The weather is terribly hard on the animals. Yesterday we saw coyote tracks in the snow on the pond. It looked like they were stalking the geese. There were big spots in the snow at the edge of the ice that looked like the geese had scooted or flown into the water for safety. The poor birds have sounded like the tinkling of crystal chandeliers they have so much ice frozen in their feathers. And, oh, do they eat a lot of food now that there isn't much grass.
The alpacas are still going out and foraging grass. We supplement their diet with both alpaca food and hay. They like the cold weather, but spend more time in their pen then I thought they would. The picture is of four black ducks walking ( I should say waddling) up the hill from the pond. (You can just see the edge of the snow and ice covered pond in the upper left--right below the black sky.) Bleak isn't it?
This morning there were drops of blood in the snow out by the feeders Mack built for the geese, ducks, and guineas. It is very upsetting because weather like the last two days is very hard on all the animals. Even the alpacas seem to like to stay in the barn and eat hay.
I was especially concerned because on Monday, I accidentally stepped on Bleachey. He is always the first to run meet me at the gate and we got tangled together. I stepped on one of his feet and jerked myself off only to lose my balance in the snow and step on his other foot. Fortunately, I didn't fall and crush him but I did punch a few holes in his feet with my snow boots and he bled rather badly. He spent the day up by the shed and went in the chicken house for the night. The next morning, his feet looked fine. We couldn't see any sign of bleeding on Tuesday or today for that matter. We weren't able to find the injured bird, cat or whatever. We will check again tonight. The picture is of geese and ducks (both black and white) eating out of one of their outdoor feeders.
We hope everyone had a wonderful Christmas and that all of you are looking forward to the New Year--2015, arriving Thursday of next week. We had a lovely quiet, holiday and are hoping for the same on New Year's Day. We will be closed on New Year's Day, but open on Tuesday, Wednesday, Friday, and Saturday regular hours from 11:00 am-3:30 pm.
The goose to the left is feeling pretty good--neither he nor any of the other geese were part of our Christmas celebrations (or dinner). He is one of the youngest and tried to escape. He is out of his fence and in the driveway. Christmas dinner is past and he wants back home, although he did enjoy playing king of the mountain for a little while. (The truth is, he was flying around and overshot. Then he was overcome with something and couldn't get enough steam to fly back to his field. He did like playing on the gravel pile.)
Mack was out checking the mail one day last week. He pulled the usual credit card offers and other junk as well as some Christmas cards out of our mailbox.
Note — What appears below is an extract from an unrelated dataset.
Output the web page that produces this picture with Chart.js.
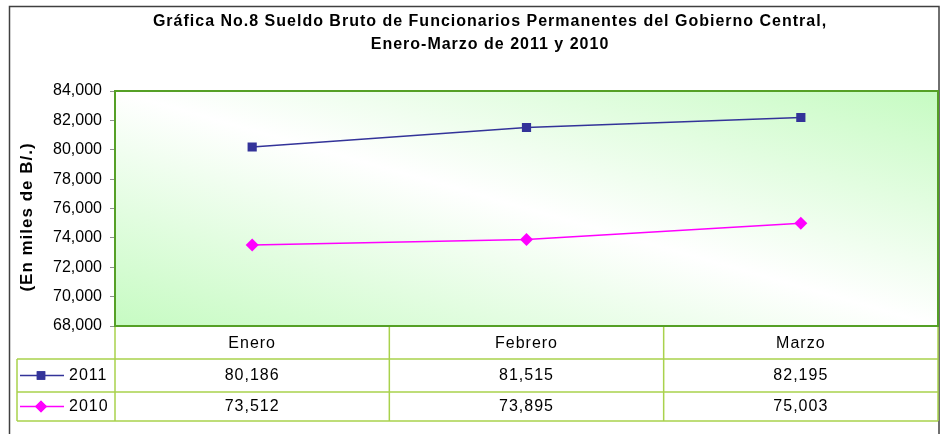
<!DOCTYPE html>
<html>
<head>
<meta charset="utf-8">
<script src="https://cdn.jsdelivr.net/npm/chart.js@4.4.0/dist/chart.umd.min.js"></script>
<style>
  html, body { margin: 0; padding: 0; background: #fff; }
  #wrap { width: 940px; height: 434px; }
</style>
</head>
<body>
<div id="wrap"><canvas id="chart" width="940" height="434"></canvas></div>
<script>
// Data
const months = ['Enero', 'Febrero', 'Marzo'];
const sueldo2011 = [80186, 81515, 82195];
const sueldo2010 = [73512, 73895, 75003];
const seriesNames = ['2011', '2010'];
const yMin = 68000, yMax = 84000, yStep = 2000;
const titleLines = [
    'Gráfica No.8 Sueldo Bruto de Funcionarios Permanentes del Gobierno Central,',
    'Enero-Marzo de 2011 y 2010'
];
const yTitle = '(En miles de B/.)';

const FONT = "'Liberation Sans', Arial, sans-serif";
const fmt = v => v.toLocaleString('en-US');

// Outer frame, titles and plot background
const backdrop = {
    id: 'backdrop',
    beforeDraw(chart) {
        const { ctx, chartArea: a } = chart;
        ctx.save();
        ctx.strokeStyle = '#404040';
        ctx.lineWidth = 1.5;
        ctx.strokeRect(9.5, 6.5, 929.5, 500);

        // diagonal gradient, white band along the top-left -> bottom-right diagonal
        const w = a.right - a.left, h = a.bottom - a.top;
        const cx = a.left + w / 2, cy = a.top + h / 2;
        const k = w * h / (w * w + h * h);
        const g = ctx.createLinearGradient(cx - k * h, cy + k * w, cx + k * h, cy - k * w);
        g.addColorStop(0, '#c6fbc2');
        g.addColorStop(0.5, '#ffffff');
        g.addColorStop(1, '#c6fbc2');
        ctx.fillStyle = g;
        ctx.fillRect(a.left, a.top, w, h);

        ctx.fillStyle = '#000';
        ctx.font = 'bold 16px ' + FONT;
        ctx.letterSpacing = '1px';
        ctx.textAlign = 'center';
        ctx.textBaseline = 'middle';
        ctx.fillText(titleLines[0], 490, 22);
        ctx.fillText(titleLines[1], 490, 45);

        // rotated y-axis title
        ctx.translate(27, 217);
        ctx.rotate(-Math.PI / 2);
        ctx.font = 'bold 17px ' + FONT;
        ctx.letterSpacing = '1px';
        ctx.fillText(yTitle, 0, 0);
        ctx.restore();
    },
    beforeDatasetsDraw(chart) {
        const { ctx, chartArea: a } = chart;
        ctx.save();
        ctx.strokeStyle = '#55a026';
        ctx.lineWidth = 2;
        ctx.strokeRect(a.left, a.top, a.right - a.left, a.bottom - a.top);
        ctx.restore();
    }
};

// Excel-style data table under the plot
const dataTable = {
    id: 'dataTable',
    afterDraw(chart) {
        const { ctx, chartArea: a, scales: { x } } = chart;
        const rows = [a.bottom, a.bottom + 33, a.bottom + 66, a.bottom + 95];
        const legendLeft = 17;
        const bounds = [a.left];
        for (let i = 1; i < months.length; i++) {
            bounds.push((x.getPixelForValue(i - 1) + x.getPixelForValue(i)) / 2);
        }
        bounds.push(a.right);

        ctx.save();
        ctx.strokeStyle = '#a9d24c';
        ctx.lineWidth = 1.5;
        ctx.beginPath();
        for (let r = 1; r < rows.length; r++) {
            ctx.moveTo(legendLeft, rows[r]);
            ctx.lineTo(a.right, rows[r]);
        }
        bounds.forEach(bx => {
            ctx.moveTo(bx, rows[0] + 1);
            ctx.lineTo(bx, rows[3]);
        });
        ctx.moveTo(legendLeft, rows[1]);
        ctx.lineTo(legendLeft, rows[3]);
        ctx.stroke();

        ctx.fillStyle = '#000';
        ctx.font = '16px ' + FONT;
        ctx.letterSpacing = '1px';
        ctx.textAlign = 'center';
        ctx.textBaseline = 'middle';
        months.forEach((m, i) => {
            ctx.fillText(m, x.getPixelForValue(i), (rows[0] + rows[1]) / 2 + 1);
        });
        chart.data.datasets.forEach((ds, d) => {
            const cy = (rows[d + 1] + rows[d + 2]) / 2;
            ds.data.forEach((v, i) => {
                ctx.fillText(fmt(v), x.getPixelForValue(i), cy);
            });
            // legend key
            ctx.strokeStyle = ds.borderColor;
            ctx.lineWidth = 1.5;
            ctx.beginPath();
            ctx.moveTo(20, cy);
            ctx.lineTo(64, cy);
            ctx.stroke();
            ctx.fillStyle = ds.pointBackgroundColor;
            Chart.helpers.drawPoint(ctx, {
                pointStyle: ds.pointStyle, radius: ds.pointRadius - 0.5, rotation: 0, borderWidth: 0
            }, 41, cy);
            ctx.fill();
            ctx.fillStyle = '#000';
            ctx.textAlign = 'left';
            ctx.fillText(ds.label, 69, cy);
            ctx.textAlign = 'center';
        });
        ctx.restore();
    }
};

new Chart(document.getElementById('chart'), {
    type: 'line',
    data: {
        labels: months,
        datasets: [
            {
                label: seriesNames[0], data: sueldo2011,
                borderColor: '#333399', backgroundColor: '#333399',
                pointBackgroundColor: '#333399', pointBorderColor: '#333399',
                pointStyle: 'rect', pointRadius: 6.5, borderWidth: 1.5, pointBorderWidth: 0
            },
            {
                label: seriesNames[1], data: sueldo2010,
                borderColor: '#ff00ff', backgroundColor: '#ff00ff',
                pointBackgroundColor: '#ff00ff', pointBorderColor: '#ff00ff',
                pointStyle: 'rectRot', pointRadius: 6.5, borderWidth: 1.5, pointBorderWidth: 0
            }
        ]
    },
    options: {
        responsive: false,
        animation: false,
        layout: { autoPadding: false, padding: { top: 91, left: 10, right: 2, bottom: 108 } },
        plugins: {
            legend: { display: false },
            title: { display: false },
            tooltip: { enabled: false }
        },
        scales: {
            x: {
                display: false,
                offset: true
            },
            y: {
                min: yMin, max: yMax,
                border: { display: false },
                grid: { drawOnChartArea: false, tickLength: 5, color: '#909090' },
                ticks: {
                    stepSize: yStep, color: '#000', padding: 8,
                    font: { family: FONT, size: 16 },
                    callback: v => fmt(v)
                },
                afterFit(scale) { scale.width = 105; }
            }
        }
    },
    plugins: [backdrop, dataTable]
});
</script>
</body>
</html>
He was standing in the road looking to see who the Christmas cards were from when he felt a presence, someone close beside him, looking over his shoulder to see who had sent cards and also breathing down his neck. He looked around in surprise (and maybe irritation) and was staring straight into big brown eyes--really big brown eyes--and a giant pink nose. (No, not me, my eyes not big, are hazel and I don't have a giant pink nose! At least not that big.) Mack was staring our neighbor's bull in the face. He was out of his fence and managed (as big as he is) to get behind Mack without being seen. It gave poor Mack quite a start! He remained calm, walked around the bull to our driveway, opened the gate and got himself into our yard, minus the bull. Fortunately, the bull, though curious, is very friendly! He stayed out in the road for a while and then went back into his field. The fence is still down!
OOPs! I decided not to put in a picture of "you know who" as it would take away the surprise!
We live in a farming area and the last few months have been very busy on the farm as it has been harvest time. The corn was finally harvested the weekend after Thanksgiving. You can see from the pictures that it is a big deal. We counted four of the big trailers and one dump truck of corn just from our field. The machinery processes the corn so that only kernels are harvested, the rest goes back onto the field, which helps improve the quality of the soil. I always enjoy watching all aspects of the farming operation and like to compare the different techniques. Our field used to be farmed by our former Amish neighbor and they always used horses and horse drawn equipment. The kids used to harvest the whole ears and throw them into a wagon. They would shell the corn as they needed it.
I am always amazed at how much food comes off the local fields. We are truly blessed to have so much! And to think, we are more than two miles from a grocery store, so we may live in a food desert according to the government!
Picture of the corn harvester downloading corn into the trailer.